Le latin, dont on (je ne dis pas « je » pour éviter d’être trop lourd) ne dira jamais assez qu’il faudrait l’enseigner et l’apprendre, comme le grec, nous dit que pars (= partie) est formé sur la racine du verbe parere qui signifie fournir… notamment ce qui revient à l’individu.
Le parti serait-il, par la fragmentation qu’il constitue et qui le constitue, l’expression politique du déni ordinaire du commun spécifique de notre espèce ?
Bach est très loin de tout ça. Enfin, quand je dis très loin, je parle des élections européennes passées puis législatives à venir, sinon il est très près de cette spécificité.
Un peu plus tard, un débat, sur France Culture et sur les élections passées et à venir. Très, très animé.
Et encore un peu plus tard, un autre débat, toujours sur France Culture, toujours sur les élections passées et à venir, mais à partir de la question de la vérité. Un des participants dit que la force du totalitarisme c’est le relativisme, qu’il n’y a pas de vrai et pas de faux. Et il évoque « L’intellectuel relativiste, anti-universaliste et qui accepte le principe de la foutaise ». Si j’avais été là, je lui aurais demandé quelle est la vérité de ce qui produit le chômage, la hausse des prix, la détérioration du service public, entre autres, et quelle conclusion il en tire.

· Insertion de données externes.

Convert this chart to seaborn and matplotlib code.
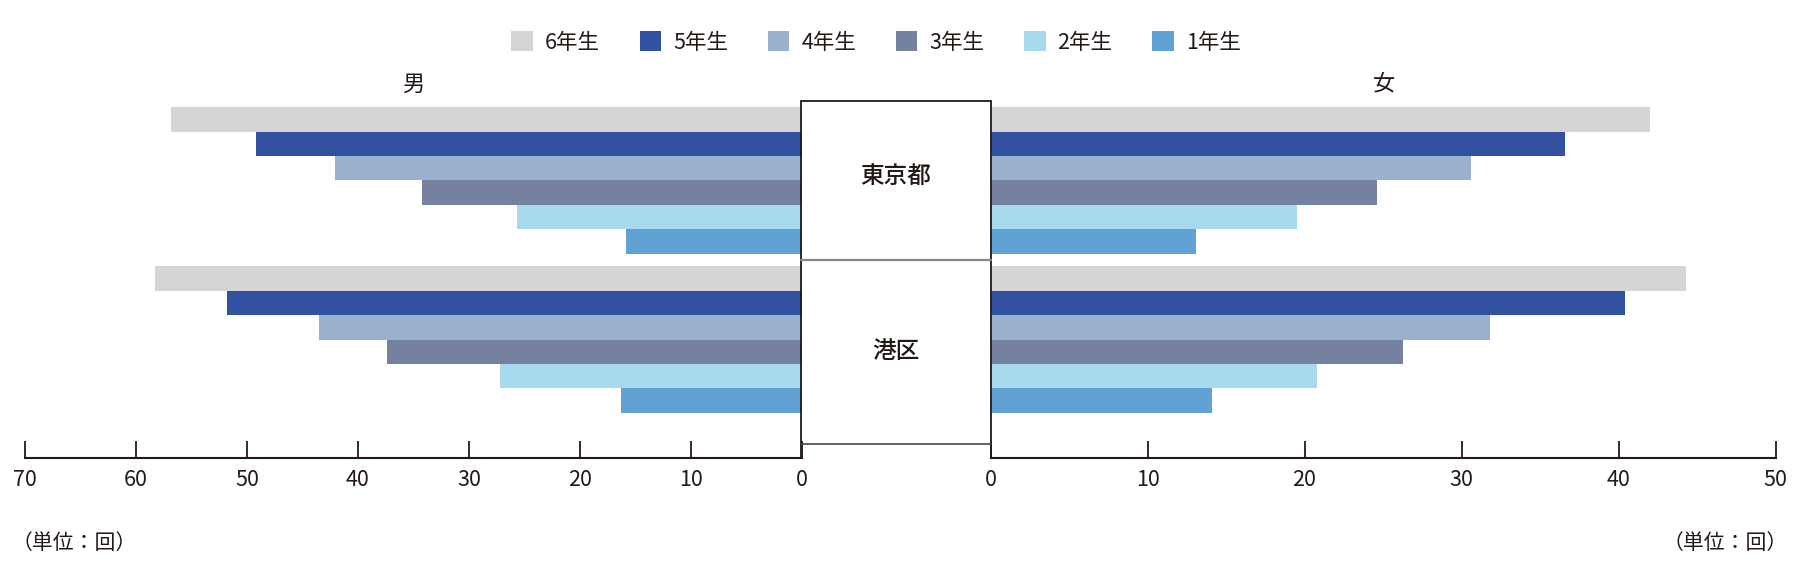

Dans les deux cas, que ce soit pour le programme du Nouveau Front Populaire ou sa composition, rien ou presque rien sur l’essentiel de l’enjeu. Il est là, en filigrane, mais il n’est pas abordé. Comme si c’était déjà trop tard, acquis. Comme si c’était aussi ce que disent les 250000 manifestants d’hier, comparés au million et demi de mai 2002, quand la présence de J-M Le Pen au second tour de la présidentielle était encore invraisemblable.
Qu’est-ce qui ne permet pas aux partis de gauche d’expliquer que l’heure n’est pas au catalogue des promesses, mais à l’urgence de la sauvegarde du commun ?
Il faudrait parler du commun, dire comment il a été défini, comment ça n’a pas marché, ajouter qu’il faut le redéfinir… dire la vérité.